Harvest was quickly followed by our Acts of Remembrance which is an interesting thing to do in an international congregation as it is not something that happens in all countries. There were many at HTA who knew about Remembrance but a significant minority for whom it was a new concept. We did it as an ‘All Age’ service and involved people in constructing a large ‘Poppy’ flower, the symbol of Remembrance across many Commonwealth countries. We used the poppy, cornflower and marigold, flowers used for Remembrance in lots of Commonwealth nations, in France and in India, to write prayers of Remembrance and Peace, and these were then placed around the large poppy. The red cards were prayers written on the poppy; the blue, the cornflower; and the yellow on the marigold.
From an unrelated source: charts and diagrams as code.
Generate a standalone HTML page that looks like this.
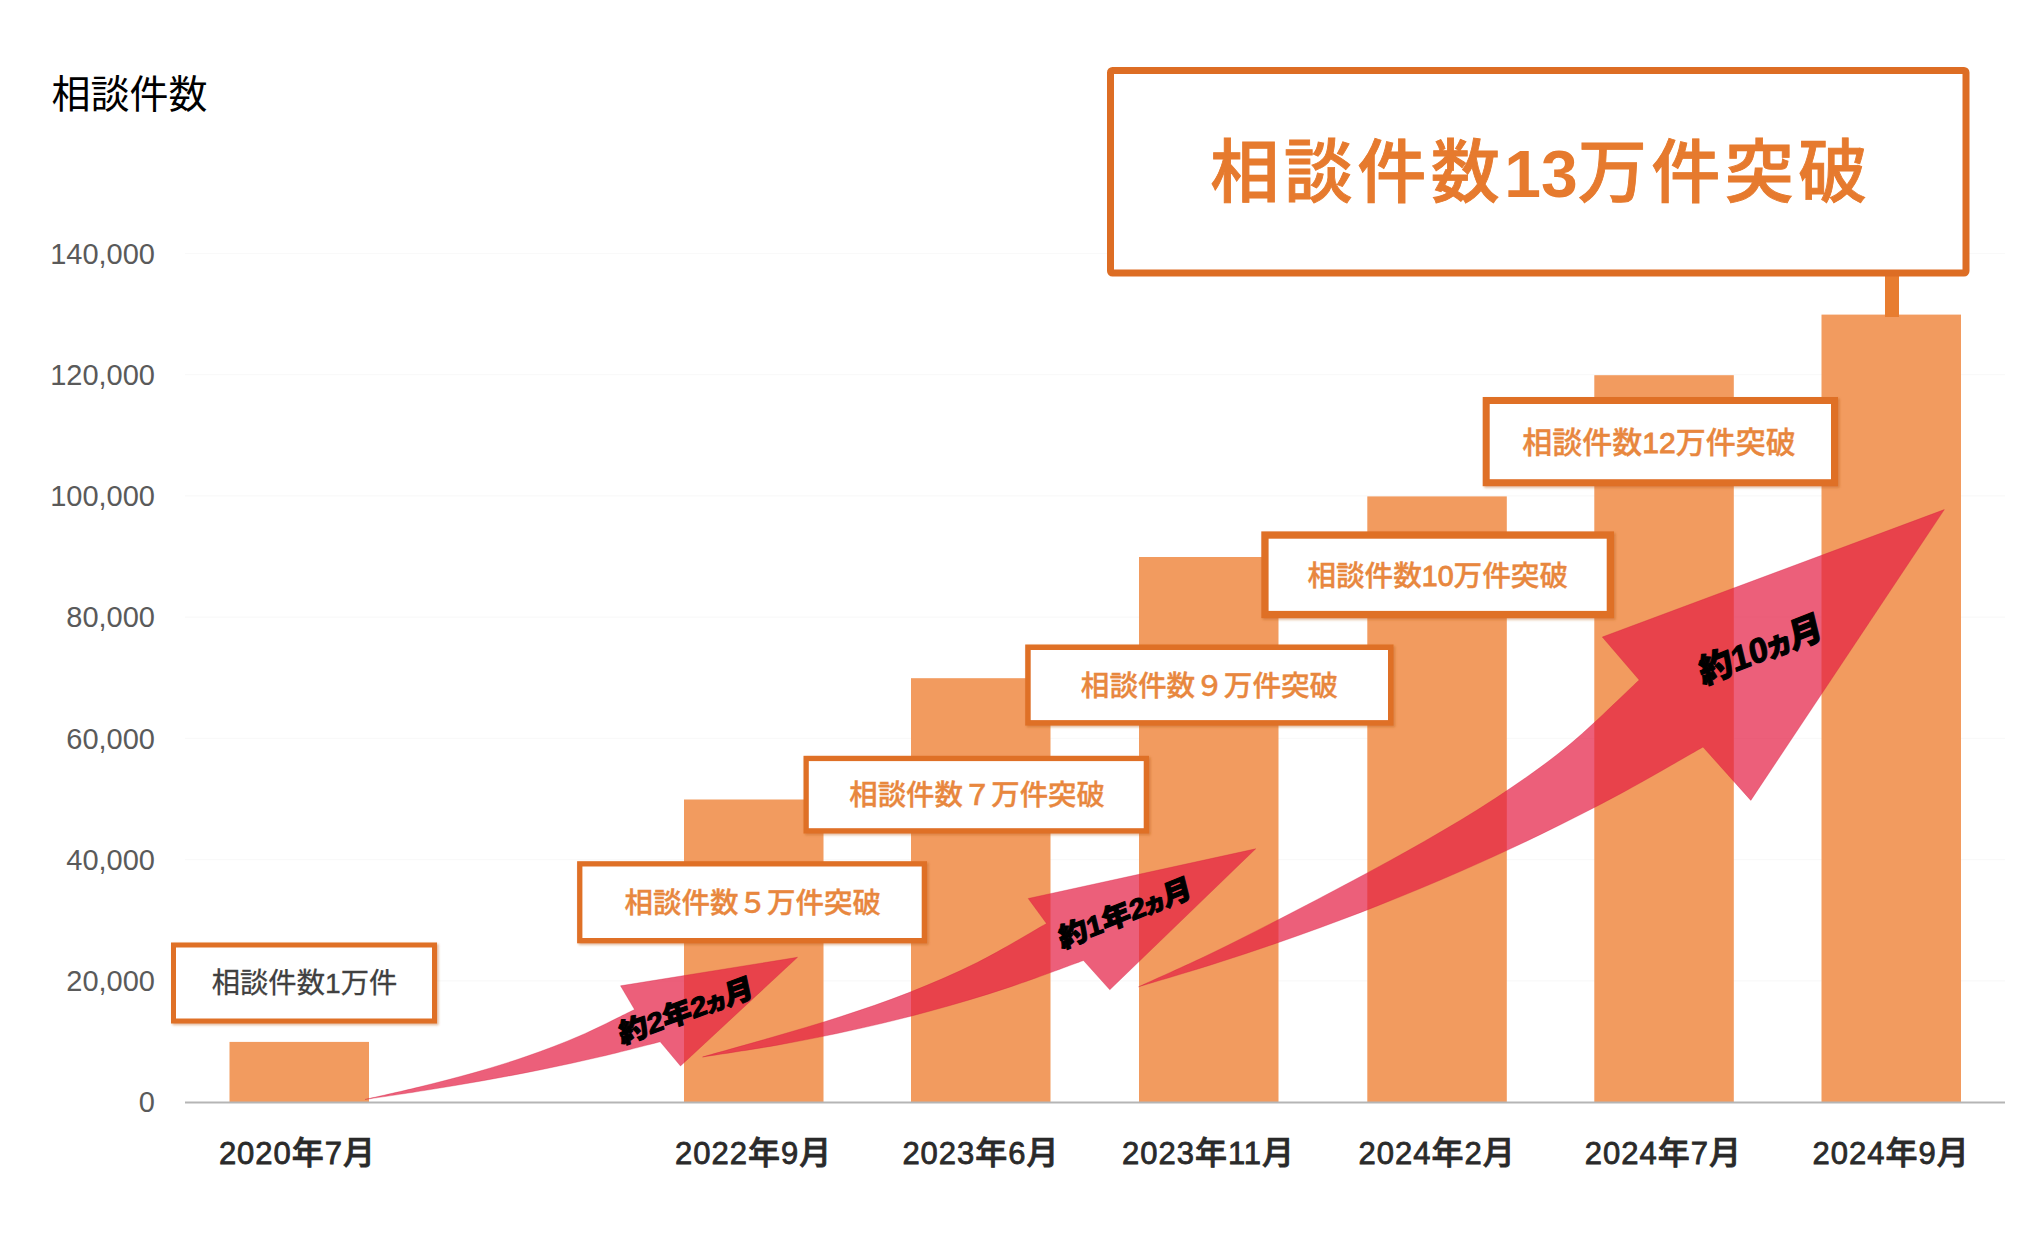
<!DOCTYPE html>
<html lang="ja">
<head>
<meta charset="utf-8">
<title>相談件数</title>
<style>
html,body{margin:0;padding:0;background:#fff;}
body{width:2040px;height:1242px;overflow:hidden;position:relative;}
svg{position:absolute;left:0;top:0;display:block;}
text{font-family:"Liberation Sans","Noto Sans CJK JP",sans-serif;}
.ylab{font-size:29px;fill:#5a5a5a;text-anchor:end;}
.xlab{font-size:31px;letter-spacing:1px;font-weight:500;fill:#2a2a2a;stroke:#2a2a2a;stroke-width:.8px;text-anchor:middle;}
.xlab .k{font-size:32px;}
.bar{fill:#f29b5f;}
.box{fill:#fff;stroke:#df7027;}
.btxt{font-weight:500;fill:#e8873e;stroke:#e8873e;stroke-width:.35px;text-anchor:middle;}
.arrow{fill:#e41e44;fill-opacity:.71;stroke:#d01f3c;stroke-opacity:.3;stroke-width:1px;}
.atxt{font-weight:900;fill:#000;stroke:#000;stroke-width:1.1px;stroke-linejoin:round;text-anchor:middle;}
</style>
</head>
<body>
<svg width="2040" height="1242" viewBox="0 0 2040 1242">
<defs>
<filter id="sh" x="-5%" y="-10%" width="110%" height="125%">
<feDropShadow dx="1.5" dy="1.5" stdDeviation="1.2" flood-color="#b85a1c" flood-opacity=".45"/>
</filter>
</defs>
<rect width="2040" height="1242" fill="#fff"/>

<!-- title -->
<text x="51.5" y="108" font-size="39" fill="#000">相談件数</text>

<!-- gridlines -->
<g stroke="#f9f9f9" stroke-width="1.2">
<line x1="185" x2="2005" y1="980.8" y2="980.8"/>
<line x1="185" x2="2005" y1="859.6" y2="859.6"/>
<line x1="185" x2="2005" y1="738.4" y2="738.4"/>
<line x1="185" x2="2005" y1="617.1" y2="617.1"/>
<line x1="185" x2="2005" y1="495.9" y2="495.9"/>
<line x1="185" x2="2005" y1="374.7" y2="374.7"/>
<line x1="185" x2="2005" y1="253.5" y2="253.5"/>
</g>

<!-- y labels -->
<g class="ylab">
<text x="155" y="263.7">140,000</text>
<text x="155" y="384.9">120,000</text>
<text x="155" y="506.1">100,000</text>
<text x="155" y="627.3">80,000</text>
<text x="155" y="748.6">60,000</text>
<text x="155" y="869.8">40,000</text>
<text x="155" y="991.0">20,000</text>
<text x="155" y="1112.2">0</text>
</g>

<!-- bars -->
<g class="bar">
<rect x="229.5" y="1041.9" width="139.5" height="60.1"/>
<rect x="684.0" y="799.5" width="139.5" height="302.5"/>
<rect x="911.0" y="678.2" width="139.5" height="423.8"/>
<rect x="1139.0" y="557.0" width="139.5" height="545.0"/>
<rect x="1367.3" y="496.4" width="139.5" height="605.6"/>
<rect x="1594.3" y="375.2" width="139.5" height="726.8"/>
<rect x="1821.5" y="314.6" width="139.5" height="787.4"/>
</g>

<!-- axis -->
<line x1="185" x2="2005" y1="1102.5" y2="1102.5" stroke="#b5b5b5" stroke-width="2"/>

<!-- x labels -->
<g class="xlab">
<text x="297.5" y="1164">2020<tspan class="k">年</tspan>7<tspan class="k">月</tspan></text>
<text x="753.7" y="1164">2022<tspan class="k">年</tspan>9<tspan class="k">月</tspan></text>
<text x="981.0" y="1164">2023<tspan class="k">年</tspan>6<tspan class="k">月</tspan></text>
<text x="1208.5" y="1164">2023<tspan class="k">年</tspan>11<tspan class="k">月</tspan></text>
<text x="1437.2" y="1164">2024<tspan class="k">年</tspan>2<tspan class="k">月</tspan></text>
<text x="1663.4" y="1164">2024<tspan class="k">年</tspan>7<tspan class="k">月</tspan></text>
<text x="1891.2" y="1164">2024<tspan class="k">年</tspan>9<tspan class="k">月</tspan></text>
</g>

<!-- big box connector -->
<rect x="1885" y="272" width="14" height="45" fill="#e87d30"/>

<!-- boxes -->
<g filter="url(#sh)">
<rect class="box" x="173.50" y="945.00" width="261.00" height="76.00" stroke-width="5.0"/>
<rect class="box" x="579.75" y="863.85" width="344.60" height="76.80" stroke-width="5.3"/>
<rect class="box" x="806.15" y="758.45" width="340.20" height="72.40" stroke-width="5.3"/>
<rect class="box" x="1027.95" y="647.25" width="362.80" height="75.60" stroke-width="5.5"/>
<rect class="box" x="1264.95" y="535.05" width="345.40" height="79.50" stroke-width="7.3"/>
<rect class="box" x="1486.20" y="400.50" width="348.30" height="82.20" stroke-width="7.0"/>
</g>
<rect class="box" x="1110.5" y="70.5" width="855.5" height="202.5" rx="2" stroke-width="7" style="stroke:#dd6d24"/>

<!-- box texts -->
<text x="304.5" y="993" font-size="28.3" fill="#404040" stroke="#404040" stroke-width=".3" text-anchor="middle">相談件数1万件</text>
<g class="btxt">
<text x="752.8" y="912.6" font-size="28.5">相談件数５万件突破</text>
<text x="977.1" y="805.3" font-size="28.4">相談件数７万件突破</text>
<text x="1209.5" y="696.0" font-size="28.6">相談件数９万件突破</text>
<text x="1437.7" y="585.8" font-size="28.6">相談件数<tspan stroke-width=".9">10</tspan>万件突破</text>
<text x="1659.0" y="453.2" font-size="30.0">相談件数<tspan stroke-width=".9">12</tspan>万件突破</text>
</g>
<text x="1541" y="197" font-size="69" font-weight="500" fill="#e67a2e" stroke="#e67a2e" stroke-width=".9" letter-spacing="4.5" text-anchor="middle">相談件数<tspan font-size="66" font-weight="bold" letter-spacing="0" stroke-width="0">13</tspan>万件突破</text>

<!-- arrows -->
<path class="arrow" d="M365.0,1099.5 C374.0,1097.4 400.9,1091.5 418.9,1087.1 C436.9,1082.6 454.8,1078.2 472.8,1073.1 C490.8,1067.9 508.7,1062.6 526.7,1056.3 C544.7,1050.0 562.6,1043.3 580.6,1035.5 C598.6,1027.7 625.5,1013.8 634.5,1009.5 L620.5,985.8 L797.5,957.3 L680.5,1066.0 L660.2,1041.8 C650.4,1044.3 620.8,1052.0 601.2,1056.6 C581.5,1061.2 561.8,1065.5 542.1,1069.5 C522.4,1073.5 502.8,1077.2 483.1,1080.7 C463.4,1084.2 443.7,1087.5 424.0,1090.6 C404.4,1093.8 374.8,1098.0 365.0,1099.5 Z"/>
<path class="arrow" d="M702.5,1057.0 C714.0,1053.7 748.4,1044.2 771.3,1037.5 C794.2,1030.8 817.2,1024.3 840.1,1016.8 C863.0,1009.3 886.0,1001.7 908.9,992.6 C931.8,983.5 954.8,973.8 977.7,962.3 C1000.6,950.8 1035.0,930.0 1046.5,923.5 L1028.2,898.5 L1255.7,848.8 L1109.8,989.8 L1083.5,960.5 C1070.8,965.1 1032.7,979.5 1007.3,987.9 C981.9,996.3 956.5,1003.9 931.1,1010.8 C905.7,1017.8 880.3,1024.0 854.9,1029.6 C829.5,1035.3 804.1,1040.3 778.7,1044.9 C753.3,1049.4 715.2,1055.0 702.5,1057.0 Z"/>
<path class="arrow" d="M1138.5,986.8 C1150.4,981.3 1186.2,965.5 1210.0,954.0 C1233.9,942.5 1257.7,930.2 1281.6,918.0 C1305.4,905.7 1329.2,893.3 1353.1,880.5 C1376.9,867.7 1400.8,854.9 1424.6,841.2 C1448.5,827.4 1472.3,813.6 1496.1,797.8 C1520.0,781.9 1543.8,765.7 1567.7,746.1 C1591.5,726.5 1627.3,691.0 1639.2,680.0 L1602.3,637.0 L1944.3,509.6 L1750.8,800.4 L1703.0,747.0 C1689.6,754.6 1649.2,778.2 1622.4,792.7 C1595.5,807.2 1568.6,820.8 1541.7,833.9 C1514.8,847.0 1488.0,859.3 1461.1,871.1 C1434.2,882.9 1407.3,894.0 1380.4,904.7 C1353.5,915.4 1326.7,925.4 1299.8,935.0 C1272.9,944.6 1246.0,953.7 1219.1,962.3 C1192.3,971.0 1151.9,982.7 1138.5,986.8 Z"/>

<!-- arrow texts -->
<text class="atxt" font-size="27.5" transform="translate(686,1010.5) rotate(-20) skewX(-8) scale(1.08,1)" y="10">約2年2<tspan dx="-2.5" font-size="23">ヵ</tspan><tspan dx="-2.5">月</tspan></text>
<text class="atxt" font-size="27.5" transform="translate(1125,912.8) rotate(-22) skewX(-8) scale(1.08,1)" y="10">約1年2<tspan dx="-2.5" font-size="23">ヵ</tspan><tspan dx="-2.5">月</tspan></text>
<text class="atxt" font-size="34" transform="translate(1760.5,649) rotate(-21.5) skewX(-8) scale(1.01,1)" y="12.2">約10<tspan dx="-3" font-size="30">ヵ</tspan><tspan dx="-3.5">月</tspan></text>
</svg>
</body>
</html>
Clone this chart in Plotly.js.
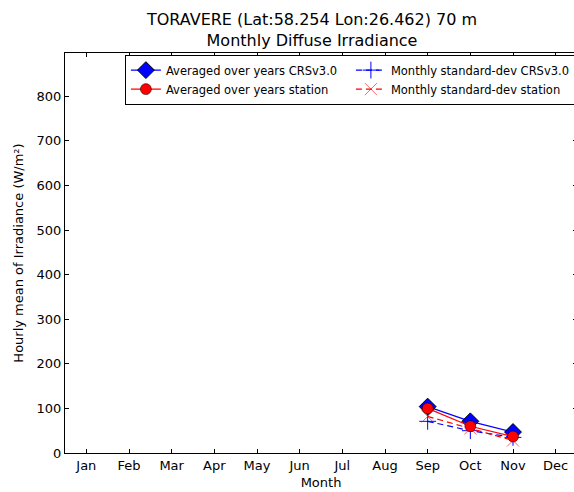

This was followed by the Remembrance Sunday service in the Deli Ibrahim cemetery where there are war graves of Serbian, German and Commonwealth victims of war. In the Commonwealth cemetery there were also some Dutch seafarers who had lost their lives in World War 2 bringing supplies to Algiers in the early 1940s. Ambassadors and Military Attaches, along with many others in the international community, came to the cemetery to remember. One unexpected group turned up, a family from the UK who wanted to visit the grave of a fallen serviceman. An elderly lady, the senior member of the family, led them to lay a wreath on the grave of her father, a man she never met who died in WW2 before she was born. A moving event, bringing home the pain of loss that war brings and how that loss can extend through many generations. Wreaths were laid and prayers were said, pipers played laments and a bugler played the Last Post, all to honour those who fell. ‘When you go home, tell them of us, and say, for your tomorrows we gave our todays’.
At the start of Advent, we will welcome two new Lay Ministers: James and Tyler who have been granted the Bishop’s Permission to Operate temporarily as Lay Ministers until he is able to come to Algiers and license them to HTA as permanent appointments. James is from Sierra Leone and Tyler from the USA. James is a student here in Algiers and Tyler works in a Language School.
We now turn our attention to Christmas. As many in the international community leave to go to their home country for Christmas, our events happen at the start of Advent. We will have a Carols by Candlelight on 12 December, and we have been invited to lead Carol singing at the British Embassy in the week before, on 9 or 10, date tbc.